Jessica has taught junior high history and college seminar courses. She has a master's degree in education.

This lesson will explore women in the 1920s. It will highlight suffragettes like Elizabeth Cady Stanton and Alice Paul. It will also discuss the life and attitudes of the iconic flappers.


When discussing the woman of the 1920s, most picture the flapper. With her short hair and her fringed dress, she captures the imagination of generations. Although she's the icon of the Roaring 20s, she owes much of her liberty to the women who came before her. For this reason, our lesson on the 1920s woman begins with the suffragettes.

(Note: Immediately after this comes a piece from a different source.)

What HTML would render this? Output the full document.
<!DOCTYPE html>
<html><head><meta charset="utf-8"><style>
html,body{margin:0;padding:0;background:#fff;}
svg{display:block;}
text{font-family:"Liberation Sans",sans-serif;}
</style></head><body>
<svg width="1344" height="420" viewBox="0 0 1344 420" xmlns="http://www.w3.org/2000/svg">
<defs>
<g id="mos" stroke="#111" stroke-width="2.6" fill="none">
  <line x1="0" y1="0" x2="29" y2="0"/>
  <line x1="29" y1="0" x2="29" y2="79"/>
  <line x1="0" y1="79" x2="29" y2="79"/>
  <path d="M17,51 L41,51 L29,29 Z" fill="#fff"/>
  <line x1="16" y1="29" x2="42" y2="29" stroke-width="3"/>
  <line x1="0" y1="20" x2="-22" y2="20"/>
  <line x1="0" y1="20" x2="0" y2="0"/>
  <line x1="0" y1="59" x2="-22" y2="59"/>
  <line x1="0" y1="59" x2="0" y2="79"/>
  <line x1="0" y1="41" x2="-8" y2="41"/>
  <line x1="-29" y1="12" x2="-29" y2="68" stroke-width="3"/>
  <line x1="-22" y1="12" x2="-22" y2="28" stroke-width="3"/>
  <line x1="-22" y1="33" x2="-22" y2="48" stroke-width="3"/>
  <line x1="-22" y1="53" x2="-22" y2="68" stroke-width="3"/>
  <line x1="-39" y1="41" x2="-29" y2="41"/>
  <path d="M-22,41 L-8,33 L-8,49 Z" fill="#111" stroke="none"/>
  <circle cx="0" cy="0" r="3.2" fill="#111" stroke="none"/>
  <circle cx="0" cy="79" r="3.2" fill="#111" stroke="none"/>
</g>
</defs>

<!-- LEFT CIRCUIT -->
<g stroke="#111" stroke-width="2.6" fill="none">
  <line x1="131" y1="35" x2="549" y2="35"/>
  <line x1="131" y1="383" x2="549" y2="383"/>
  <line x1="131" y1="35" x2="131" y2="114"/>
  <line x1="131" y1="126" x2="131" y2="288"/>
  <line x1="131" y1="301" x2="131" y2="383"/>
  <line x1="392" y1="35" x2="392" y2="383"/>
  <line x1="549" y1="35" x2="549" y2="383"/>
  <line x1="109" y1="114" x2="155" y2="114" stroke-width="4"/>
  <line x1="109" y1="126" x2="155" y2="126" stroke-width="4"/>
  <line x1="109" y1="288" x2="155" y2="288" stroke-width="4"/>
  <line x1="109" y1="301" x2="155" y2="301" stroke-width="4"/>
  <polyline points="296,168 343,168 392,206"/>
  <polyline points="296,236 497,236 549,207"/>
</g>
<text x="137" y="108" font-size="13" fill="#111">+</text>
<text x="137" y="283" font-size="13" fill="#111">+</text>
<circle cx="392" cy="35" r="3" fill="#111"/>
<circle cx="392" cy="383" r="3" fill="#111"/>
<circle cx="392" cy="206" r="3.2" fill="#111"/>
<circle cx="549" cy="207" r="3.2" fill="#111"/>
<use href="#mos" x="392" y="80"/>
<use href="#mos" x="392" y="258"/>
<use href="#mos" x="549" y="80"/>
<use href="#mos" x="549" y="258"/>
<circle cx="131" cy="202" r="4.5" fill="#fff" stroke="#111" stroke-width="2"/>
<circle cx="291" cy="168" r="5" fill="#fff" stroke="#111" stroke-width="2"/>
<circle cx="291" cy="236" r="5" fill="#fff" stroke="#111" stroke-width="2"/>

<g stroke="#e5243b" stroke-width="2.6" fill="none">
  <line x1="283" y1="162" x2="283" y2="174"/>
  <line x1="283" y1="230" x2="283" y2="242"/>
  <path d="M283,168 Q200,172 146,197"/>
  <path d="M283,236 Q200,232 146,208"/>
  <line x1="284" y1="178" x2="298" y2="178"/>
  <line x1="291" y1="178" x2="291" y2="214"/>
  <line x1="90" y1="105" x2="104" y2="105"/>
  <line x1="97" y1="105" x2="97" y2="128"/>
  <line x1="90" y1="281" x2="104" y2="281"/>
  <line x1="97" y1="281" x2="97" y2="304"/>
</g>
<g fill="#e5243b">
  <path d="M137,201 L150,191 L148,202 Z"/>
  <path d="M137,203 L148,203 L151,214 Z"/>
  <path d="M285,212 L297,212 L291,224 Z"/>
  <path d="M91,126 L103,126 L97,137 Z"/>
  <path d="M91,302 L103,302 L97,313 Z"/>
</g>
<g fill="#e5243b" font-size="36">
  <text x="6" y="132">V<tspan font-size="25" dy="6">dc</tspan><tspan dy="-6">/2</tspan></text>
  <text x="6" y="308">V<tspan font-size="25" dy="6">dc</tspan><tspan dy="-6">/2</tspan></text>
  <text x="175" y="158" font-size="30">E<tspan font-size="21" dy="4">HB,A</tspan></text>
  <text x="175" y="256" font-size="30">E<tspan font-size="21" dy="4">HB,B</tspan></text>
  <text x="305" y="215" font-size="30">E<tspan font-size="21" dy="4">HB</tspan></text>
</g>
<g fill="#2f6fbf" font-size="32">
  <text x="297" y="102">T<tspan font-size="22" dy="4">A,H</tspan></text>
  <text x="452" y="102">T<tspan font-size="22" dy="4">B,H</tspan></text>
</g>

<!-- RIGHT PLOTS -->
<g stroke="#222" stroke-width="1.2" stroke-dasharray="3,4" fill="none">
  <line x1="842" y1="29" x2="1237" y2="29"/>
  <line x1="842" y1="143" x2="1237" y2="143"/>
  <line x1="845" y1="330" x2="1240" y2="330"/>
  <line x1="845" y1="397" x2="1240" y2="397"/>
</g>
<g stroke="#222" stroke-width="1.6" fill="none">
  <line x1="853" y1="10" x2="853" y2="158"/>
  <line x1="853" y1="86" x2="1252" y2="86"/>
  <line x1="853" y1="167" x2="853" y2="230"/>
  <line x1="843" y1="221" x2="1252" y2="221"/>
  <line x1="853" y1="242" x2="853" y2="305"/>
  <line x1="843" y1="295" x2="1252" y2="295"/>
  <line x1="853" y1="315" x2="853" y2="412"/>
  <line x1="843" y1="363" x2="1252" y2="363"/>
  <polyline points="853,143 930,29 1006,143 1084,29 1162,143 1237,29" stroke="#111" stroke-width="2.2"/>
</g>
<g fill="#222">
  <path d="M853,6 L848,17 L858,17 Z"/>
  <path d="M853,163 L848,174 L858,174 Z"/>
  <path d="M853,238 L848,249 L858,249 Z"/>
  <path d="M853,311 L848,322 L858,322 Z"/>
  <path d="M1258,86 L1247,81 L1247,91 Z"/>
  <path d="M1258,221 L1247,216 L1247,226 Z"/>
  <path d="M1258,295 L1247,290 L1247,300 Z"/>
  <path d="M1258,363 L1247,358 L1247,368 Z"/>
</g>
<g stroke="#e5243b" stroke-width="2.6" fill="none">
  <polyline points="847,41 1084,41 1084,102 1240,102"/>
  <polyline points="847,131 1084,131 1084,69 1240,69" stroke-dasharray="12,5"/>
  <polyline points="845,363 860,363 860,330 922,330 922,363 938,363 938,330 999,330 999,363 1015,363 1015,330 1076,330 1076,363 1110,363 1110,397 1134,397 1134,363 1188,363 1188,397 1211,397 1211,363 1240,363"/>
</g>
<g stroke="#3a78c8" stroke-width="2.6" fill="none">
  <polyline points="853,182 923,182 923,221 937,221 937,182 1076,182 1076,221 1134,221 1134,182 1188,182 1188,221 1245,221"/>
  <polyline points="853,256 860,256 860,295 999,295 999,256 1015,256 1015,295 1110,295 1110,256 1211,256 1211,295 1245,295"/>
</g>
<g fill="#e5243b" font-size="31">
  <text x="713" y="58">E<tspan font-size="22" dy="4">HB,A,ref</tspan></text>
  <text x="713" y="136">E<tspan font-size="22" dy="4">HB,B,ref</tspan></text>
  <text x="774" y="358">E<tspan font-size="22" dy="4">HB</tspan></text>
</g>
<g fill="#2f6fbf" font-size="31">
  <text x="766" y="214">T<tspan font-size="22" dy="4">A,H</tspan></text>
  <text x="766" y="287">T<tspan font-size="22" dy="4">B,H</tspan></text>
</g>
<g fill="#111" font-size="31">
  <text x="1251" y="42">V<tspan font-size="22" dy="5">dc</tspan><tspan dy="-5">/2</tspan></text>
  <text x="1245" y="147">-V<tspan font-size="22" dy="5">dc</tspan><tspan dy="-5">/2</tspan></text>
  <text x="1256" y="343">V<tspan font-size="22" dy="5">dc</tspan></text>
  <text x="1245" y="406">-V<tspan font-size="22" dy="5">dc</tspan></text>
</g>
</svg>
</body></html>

Suffragettes fought for a woman's right to vote. Including heroes like Elizabeth Cady Stanton, a women's rights advocate who worked from the mid 1800s until her death in 1902, they carved a place for women on the political landscape of America. After decades of struggle, their dream became reality with the 1920 ratification of the 19th Amendment. This historic piece of legislation granted the vote to women.

Building on the right to vote, women thirsted for freedom in other areas. Sadly, most of the new liberties were only enjoyed by white middle and upper class women. Women of the poorer classes remained strapped to the past. However, for those with some wealth, a whole new world opened up.

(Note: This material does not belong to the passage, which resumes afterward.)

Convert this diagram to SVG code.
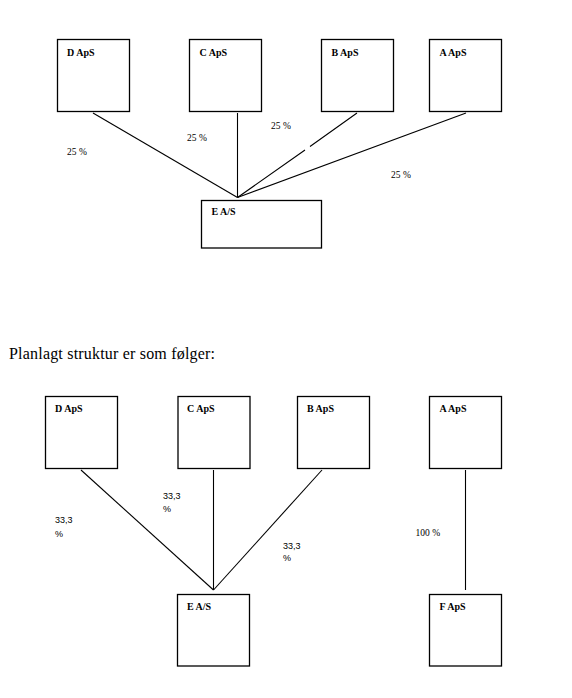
<svg xmlns="http://www.w3.org/2000/svg" width="572" height="698" viewBox="0 0 572 698">
<style>
.box{fill:#fff;stroke:#000;stroke-width:1.3}
.t{font-family:"Liberation Serif","Times New Roman",serif;font-size:10px;font-weight:bold;fill:#000}
.l{font-family:"Liberation Serif","Times New Roman",serif;font-size:9.5px;fill:#000}
.s{font-family:"Liberation Sans",sans-serif;font-size:9px;fill:#000}
.h{font-family:"Liberation Serif","Times New Roman",serif;font-size:16px;fill:#000}
.c{stroke:#000;stroke-width:1.1;fill:none}
</style>
<rect width="572" height="698" fill="#fff"/>
<g id="connectors">
<line class="c" x1="93" y1="113" x2="237.5" y2="197.5"/>
<line class="c" x1="237.5" y1="113" x2="237.5" y2="197.5"/>
<path class="c" d="M357 113 L310 146.5 M305 150 L237.5 197.5"/>
<line class="c" x1="466" y1="113" x2="237.5" y2="197.5"/>
<line class="c" x1="81" y1="470" x2="213.5" y2="590"/>
<line class="c" x1="213.5" y1="470" x2="213.5" y2="590"/>
<line class="c" x1="322" y1="470" x2="213.5" y2="590"/>
<line class="c" x1="465.5" y1="470" x2="465.5" y2="590"/>
</g>
<g id="labels">
<text class="l" x="67" y="155">25 %</text>
<text class="l" x="187" y="141">25 %</text>
<text class="l" x="271" y="129">25 %</text>
<text class="l" x="391" y="178">25 %</text>
<text class="h" x="9" y="359" textLength="206" lengthAdjust="spacing">Planlagt struktur er som følger:</text>
<text class="s" x="55" y="523">33,3</text>
<text class="s" x="55" y="537">%</text>
<text class="s" x="163" y="499">33,3</text>
<text class="s" x="163" y="512">%</text>
<text class="s" x="283" y="549">33,3</text>
<text class="s" x="283" y="561">%</text>
<text class="l" x="415.5" y="536">100 %</text>
</g>
<g id="top-D"><rect class="box" x="57.5" y="39.5" width="72" height="72"/><text class="t" x="67" y="56">D ApS</text></g>
<g id="top-C"><rect class="box" x="189.5" y="39.5" width="72" height="72"/><text class="t" x="199.5" y="56">C ApS</text></g>
<g id="top-B"><rect class="box" x="321.5" y="39.5" width="72" height="72"/><text class="t" x="331.5" y="56">B ApS</text></g>
<g id="top-A"><rect class="box" x="429.5" y="39.5" width="72" height="72"/><text class="t" x="439.5" y="56">A ApS</text></g>
<g id="top-E"><rect class="box" x="201.5" y="200.5" width="120" height="47.5"/><text class="t" x="211.5" y="215">E A/S</text></g>
<g id="bot-D"><rect class="box" x="45.5" y="396.5" width="72" height="72"/><text class="t" x="55" y="412">D ApS</text></g>
<g id="bot-C"><rect class="box" x="178" y="396.5" width="72" height="72"/><text class="t" x="187" y="412">C ApS</text></g>
<g id="bot-B"><rect class="box" x="297.5" y="396.5" width="72" height="72"/><text class="t" x="307" y="412">B ApS</text></g>
<g id="bot-A"><rect class="box" x="429.5" y="396.5" width="72" height="72"/><text class="t" x="439.5" y="412">A ApS</text></g>
<g id="bot-E"><rect class="box" x="177.5" y="594.5" width="72" height="71.5"/><text class="t" x="187" y="610">E A/S</text></g>
<g id="bot-F"><rect class="box" x="429.5" y="594.5" width="72" height="71.5"/><text class="t" x="439.5" y="610">F ApS</text></g>
</svg>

Made famous on the big screen, flappers were young women of the 20s intent on enjoying themselves and defying conventional rules of behavior. Throwing off the prudish Victorian styles of the past, flappers expressed their newfound freedom through fashion. They threw off their tight corsets for low-waisted, knee length dresses. Scoffing at the idea that a woman's glory is found in her long hair, they cut their locks into chin-length bobs. Not only did these women dress differently than their moms, grandmas, and aunts, they also behaved differently. Refusing to be assigned the role of moral compass for society, flappers smoked, drank alcohol, went to clubs, and danced with men they didn't necessarily know.

They also donned makeup, and not just a little blush on the cheeks. They colored their lips and shaded their eyes, areas that in the past were only painted by saloon girls and prostitutes. However, when speaking of challenging moral norms, these behaviors were only the tip of the iceberg.


Flappers didn't just dance and drink; they also challenged traditional views on sexuality. With help from men like the famous psychoanalyst Sigmund Freud, flappers saw themselves as sexual beings with the same impulses as men. They went on unchaperoned dates and dated more than one man. Rather than blushing over sexual topics, they spoke openly about things once reserved for the bedroom.


Moving away from such topics, the 1920s opened up new doors besides those of cosmetics, dancing, and dating. During this decade, women continued to challenge the old boys' club. Alice Paul authored the Equal Rights Amendment, which called for greater equality among the sexes.